## Start
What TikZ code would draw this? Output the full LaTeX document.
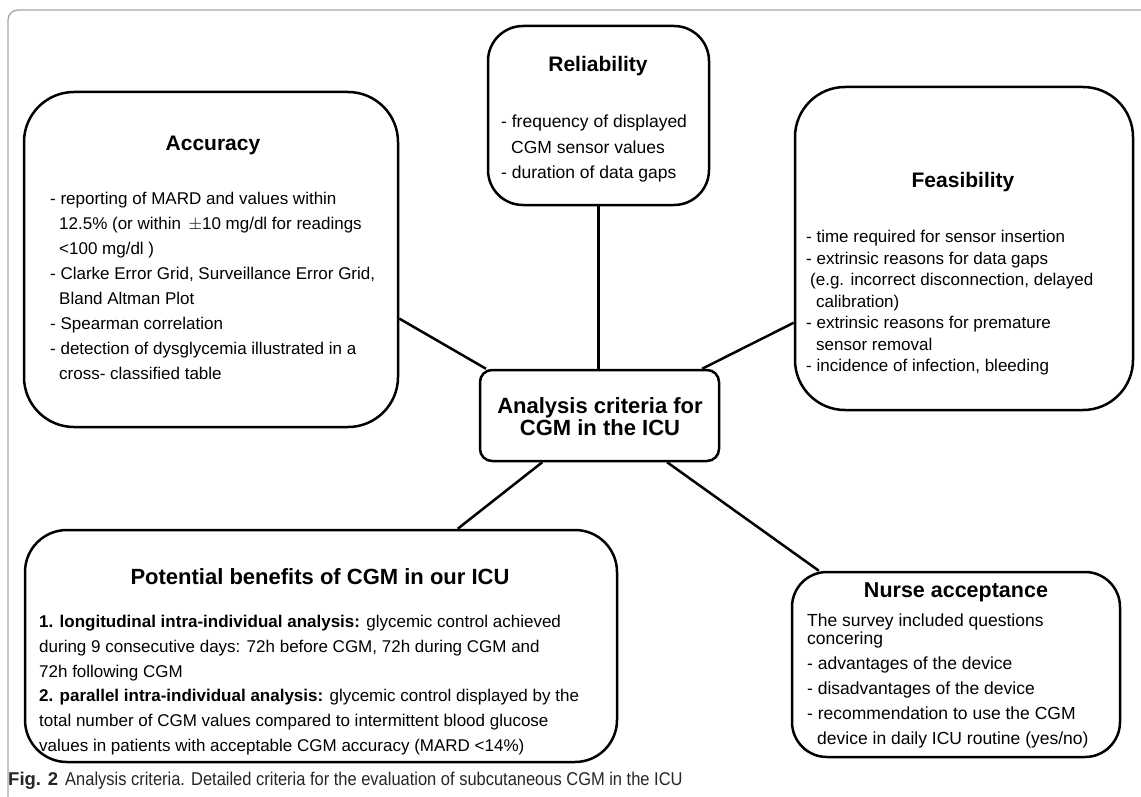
\documentclass[tikz,border=0pt]{standalone}
\usepackage{fontspec}
\usepackage{graphicx}
\setmainfont{Liberation Sans}
\usetikzlibrary{calc}
\begin{document}
\begin{tikzpicture}[x=1pt,y=-1pt,
  box/.style={draw, line width=2.5pt, rounded corners=#1, inner sep=0pt, fill=white},
  conn/.style={line width=2.5pt},
  ttl/.style={inner sep=0pt, font=\bfseries\fontsize{21}{21}\selectfont},
  body/.style={inner sep=0pt, anchor=north west, align=left},
  frame/.style={draw=black!35, line width=1.3pt, rounded corners=10pt}
]
\useasboundingbox (0,0) rectangle (1141,797);
\fill[white] (0,0) rectangle (1141,797);
\draw[frame] (8,797) -- (8,10) -- (1141,10);

% boxes
\node[box=50pt, minimum width=374pt, minimum height=335pt] (acc) at (211,259.5) {};
\node[box=35pt, minimum width=221pt, minimum height=179pt] (rel) at (598.5,115.5) {};
\node[box=50pt, minimum width=338pt, minimum height=323pt] (fea) at (964,248.5) {};
\node[box=12pt, minimum width=239pt, minimum height=91pt] (ctr) at (599.5,415.5) {};
\node[box=42pt, minimum width=592pt, minimum height=232pt] (ben) at (321,646) {};
\node[box=35pt, minimum width=328pt, minimum height=185pt] (nur) at (956,664.5) {};

% connectors
\draw[conn] ($(acc.north east)!0.675!(acc.south east)$) -- ($(ctr.north west)!0.03!(ctr.north east)$);
\draw[conn] (rel.south) -- (rel.south |- ctr.north);
\draw[conn] ($(ctr.north west)!0.925!(ctr.north east)$) -- ($(fea.north west)!0.728!(fea.south west)$);
\draw[conn] ($(ctr.south west)!0.263!(ctr.south east)$) -- ($(ben.north west)!0.73!(ben.north east)$);
\draw[conn] ($(ctr.south west)!0.78!(ctr.south east)$) -- ($(nur.north west)!0.085!(nur.north east)$);

% Accuracy
\node[ttl] (acct) at (213,145) {Accuracy};
\node[body, font=\fontsize{17}{25}\selectfont] (accb) at (50,192) {%
- reporting of MARD and values within\\
\hspace*{9pt}12.5\% (or within \,$\pm$10 mg/dl for readings\\
\hspace*{9pt}<100 mg/dl )\\
- Clarke Error Grid, Surveillance Error Grid,\\
\hspace*{9pt}Bland Altman Plot\\
- Spearman correlation\\
- detection of dysglycemia illustrated in a\\
\hspace*{9pt}cross- classified table};

% Reliability
\node[ttl] (relt) at (598,66) {Reliability};
\node[body, font=\fontsize{17.5}{25.5}\selectfont] (relb) at (501,115) {%
- frequency of displayed\\
\hspace*{10pt}CGM sensor values\\
- duration of data gaps};

% Feasibility
\node[ttl] (feat) at (963,182) {Feasibility};
\node[body, font=\fontsize{17}{21.5}\selectfont] (feab) at (806,230) {%
- time required for sensor insertion\\
- extrinsic reasons for data gaps\\
\hspace*{4pt}(e.g. incorrect disconnection, delayed\\
\hspace*{10pt}calibration)\\
- extrinsic reasons for premature\\
\hspace*{10pt}sensor removal\\
- incidence of infection, bleeding};

% Center
\node[inner sep=0pt, align=center, font=\bfseries\fontsize{22}{22}\selectfont] (ctrt) at (600,417) {Analysis criteria for\\CGM in the ICU};

% Benefits
\node[inner sep=0pt, font=\bfseries\fontsize{22}{22}\selectfont] (bent) at (320,577) {Potential benefits of CGM in our ICU};
\node[body, font=\fontsize{17}{24.8}\selectfont] (benb) at (39,615) {%
\textbf{1. longitudinal intra-individual analysis:} glycemic control achieved\\
during 9 consecutive days: 72h before CGM, 72h during CGM and\\
72h following CGM\\
\textbf{2. parallel intra-individual analysis:} glycemic control displayed by the\\
total number of CGM values compared to intermittent blood glucose\\
values in patients with acceptable CGM accuracy (MARD <14\%)};

% Nurse acceptance
\node[inner sep=0pt, font=\bfseries\fontsize{21.5}{21.5}\selectfont] (nurt) at (956,592) {Nurse acceptance};
\node[body, font=\fontsize{17.5}{25}\selectfont] (nurb) at (807,614) {%
The survey included questions\\[-7pt]
concering\\
- advantages of the device\\
- disadvantages of the device\\
- recommendation to use the CGM\\
\hspace*{10pt}device in daily ICU routine (yes/no)};

% caption
\node[anchor=west, inner sep=0pt, font=\fontsize{18.5}{18.5}\selectfont, text=black!85] (cap) at (8,781) {\textbf{Fig. 2}\hspace{7pt}\scalebox{0.89}[1]{Analysis criteria. Detailed criteria for the evaluation of subcutaneous CGM in the ICU}};
\end{tikzpicture}
\end{document}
## End
Given problem -> Give again, word for word, every line from the top of the data above to the line holding "minimum width=328pt, minimum", inclusive, with the pictures left out.

The answer ->
What TikZ code would draw this? Output the full LaTeX document.
\documentclass[tikz,border=0pt]{standalone}
\usepackage{fontspec}
\usepackage{graphicx}
\setmainfont{Liberation Sans}
\usetikzlibrary{calc}
\begin{document}
\begin{tikzpicture}[x=1pt,y=-1pt,
  box/.style={draw, line width=2.5pt, rounded corners=#1, inner sep=0pt, fill=white},
  conn/.style={line width=2.5pt},
  ttl/.style={inner sep=0pt, font=\bfseries\fontsize{21}{21}\selectfont},
  body/.style={inner sep=0pt, anchor=north west, align=left},
  frame/.style={draw=black!35, line width=1.3pt, rounded corners=10pt}
]
\useasboundingbox (0,0) rectangle (1141,797);
\fill[white] (0,0) rectangle (1141,797);
\draw[frame] (8,797) -- (8,10) -- (1141,10);

% boxes
\node[box=50pt, minimum width=374pt, minimum height=335pt] (acc) at (211,259.5) {};
\node[box=35pt, minimum width=221pt, minimum height=179pt] (rel) at (598.5,115.5) {};
\node[box=50pt, minimum width=338pt, minimum height=323pt] (fea) at (964,248.5) {};
\node[box=12pt, minimum width=239pt, minimum height=91pt] (ctr) at (599.5,415.5) {};
\node[box=42pt, minimum width=592pt, minimum height=232pt] (ben) at (321,646) {};
\node[box=35pt, minimum width=328pt, minimum height=185pt] (nur) at (956,664.5) {};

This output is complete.